Children at schools in Kent could be failing to achieve their full potential because of boring teachers.

This week Ofsted’s chief inspector Christine Gilbert said she wants to launch a crackdown on dull lessons because she believes poor performance and bad behaviour are down to a lack of stimulation in the classroom.

Ofsted inspectors will be told to give more finely tuned advice to struggling schools on what is going wrong in their lessons and why pupils are not paying attention.

The inspectorate's latest annual report warned of "pedestrian" teaching in primary schools. It said pupils in secondary schools were too often set tasks that are not demanding enough of them.

Gilbert said: “People divorce teaching from behaviour. I think they are really linked and students behave much better if the teaching is good, they are engaged in what they are doing and it's appropriate to them.

“Then they've not got lost five minutes into the lessons and therefore started mucking around.”

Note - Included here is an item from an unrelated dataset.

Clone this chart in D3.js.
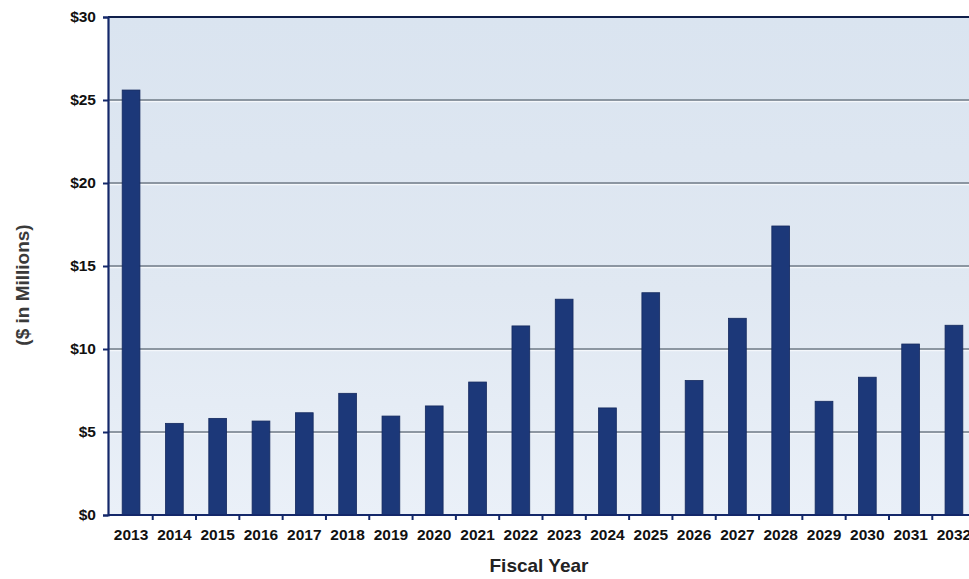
<!DOCTYPE html>
<html>
<head>
<meta charset="utf-8">
<script src="https://cdn.jsdelivr.net/npm/d3@7"></script>
<style>
  html, body { margin: 0; padding: 0; background: #ffffff; overflow: hidden; }
  svg { display: block; }
  text { font-family: "Liberation Sans", Arial, sans-serif; font-weight: bold; }
</style>
</head>
<body>
<svg id="chart" width="969" height="579"></svg>
<script>
const years = ["2013","2014","2015","2016","2017","2018","2019","2020","2021","2022",
               "2023","2024","2025","2026","2027","2028","2029","2030","2031","2032"];
const values = [25.6, 5.52, 5.82, 5.66, 6.16, 7.33, 5.96, 6.57, 8.01, 11.39,
                13.0, 6.45, 13.39, 8.1, 11.85, 17.41, 6.85, 8.3, 10.3, 11.43];
const yTicks = [0, 5, 10, 15, 20, 25, 30];
const yTickLabels = ["$0", "$5", "$10", "$15", "$20", "$25", "$30"];
const xTitle = "Fiscal Year";
const yTitle = "($ in Millions)";

(function () {
const svg = d3.select("#chart");
const pLeft = 108, pTop = 17, pBottom = 515;
const bandStart = 109.4, bandW = 43.31;
const pRight = bandStart + bandW * years.length;

const x = d3.scaleBand().domain(years).range([bandStart, pRight]).paddingInner(0.59).paddingOuter(0.295);
const y = d3.scaleLinear().domain([0, 30]).range([pBottom, pTop]);

const defs = svg.append("defs");
const grad = defs.append("linearGradient").attr("id", "bg").attr("x1", 0).attr("y1", 0).attr("x2", 0).attr("y2", 1);
grad.append("stop").attr("offset", "0%").attr("stop-color", "#dae4f0");
grad.append("stop").attr("offset", "55%").attr("stop-color", "#e0e8f2");
grad.append("stop").attr("offset", "100%").attr("stop-color", "#eaf0f8");

svg.append("rect").attr("x", pLeft).attr("y", pTop).attr("width", pRight - pLeft + 10).attr("height", pBottom - pTop)
  .attr("fill", "url(#bg)");

// gridlines
const grid = svg.append("g");
yTicks.filter(t => t > 0 && t < 30).forEach(t => {
  grid.append("line").attr("x1", pLeft).attr("x2", pRight + 10).attr("y1", y(t) + 1.5).attr("y2", y(t) + 1.5)
    .attr("stroke", "#f4f7fb").attr("stroke-width", 1.5);
  grid.append("line").attr("x1", pLeft).attr("x2", pRight + 10).attr("y1", y(t)).attr("y2", y(t))
    .attr("stroke", "#6f7a86").attr("stroke-width", 1.4);
});

// bars
svg.append("g").selectAll("rect").data(years).join("rect")
  .attr("x", d => x(d))
  .attr("width", x.bandwidth())
  .attr("y", (d, i) => y(values[i]))
  .attr("height", (d, i) => y(0) - y(values[i]))
  .attr("fill", "#1c3879")
  .attr("stroke", "#14295e")
  .attr("stroke-width", 0.8);

// top border
svg.append("line").attr("x1", pLeft).attr("x2", pRight + 10).attr("y1", pTop).attr("y2", pTop)
  .attr("stroke", "#0f1f4a").attr("stroke-width", 2.2);

// y axis
const yAxis = d3.axisLeft(y).tickValues(yTicks).tickFormat((d, i) => yTickLabels[i]).tickSize(5).tickPadding(7);
const gy = svg.append("g").attr("transform", `translate(${pLeft},0)`).call(yAxis);
gy.select(".domain").attr("stroke", "#14286a").attr("stroke-width", 2.2);
gy.selectAll(".tick line").attr("stroke", "#14286a").attr("stroke-width", 2);
gy.selectAll(".tick text").attr("font-size", 15.5).attr("fill", "#111").attr("font-family", "Liberation Sans, Arial, sans-serif").attr("font-weight", "bold");

// x axis
const xAxis = d3.axisBottom(x).tickSize(0).tickPadding(14);
const gx = svg.append("g").attr("transform", `translate(0,${pBottom})`).call(xAxis);
gx.select(".domain").attr("stroke", "#14286a").attr("stroke-width", 2.2).attr("d", `M${pLeft},0H${pRight + 10}`);
gx.selectAll(".tick text").attr("font-size", 15.5).attr("fill", "#111").attr("font-family", "Liberation Sans, Arial, sans-serif").attr("font-weight", "bold");
gx.append("g").selectAll("line").data(years.slice(1)).join("line")
  .attr("x1", d => x(d) - x.step() * x.paddingInner() / 2)
  .attr("x2", d => x(d) - x.step() * x.paddingInner() / 2)
  .attr("y1", 0).attr("y2", 5)
  .attr("stroke", "#14286a").attr("stroke-width", 2);

// titles
svg.append("text").attr("x", 539).attr("y", 572).attr("text-anchor", "middle")
  .attr("font-size", 19).attr("fill", "#222").text(xTitle);
svg.append("text").attr("transform", "translate(29,285) rotate(-90)").attr("text-anchor", "middle")
  .attr("font-size", 19).attr("fill", "#3a3a3a").text(yTitle);
})();
</script>
</body>
</html>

Did you have a boring teacher at school? Tell us about your boring teachers (do not give names) and tell us about your good teachers at school (please name). Why were they boring or brilliant? Did the standard of your lessons at school affect your behaviour in class and your career?


Kent teacher Kerry Scargill won the Teaching Award for Enterprise in the South East last year for her lessons at Byron Primary School in Gillingham.

She said: “There should always be an element of surprise in lessons so pupils don’t feel bogged down.

“I asked my class what they think makes a good teacher and they said: the teacher enjoying the subject, work being cross-curricular so they work on lots of different subjects at once and the teachers being happy. I have to agree with them.”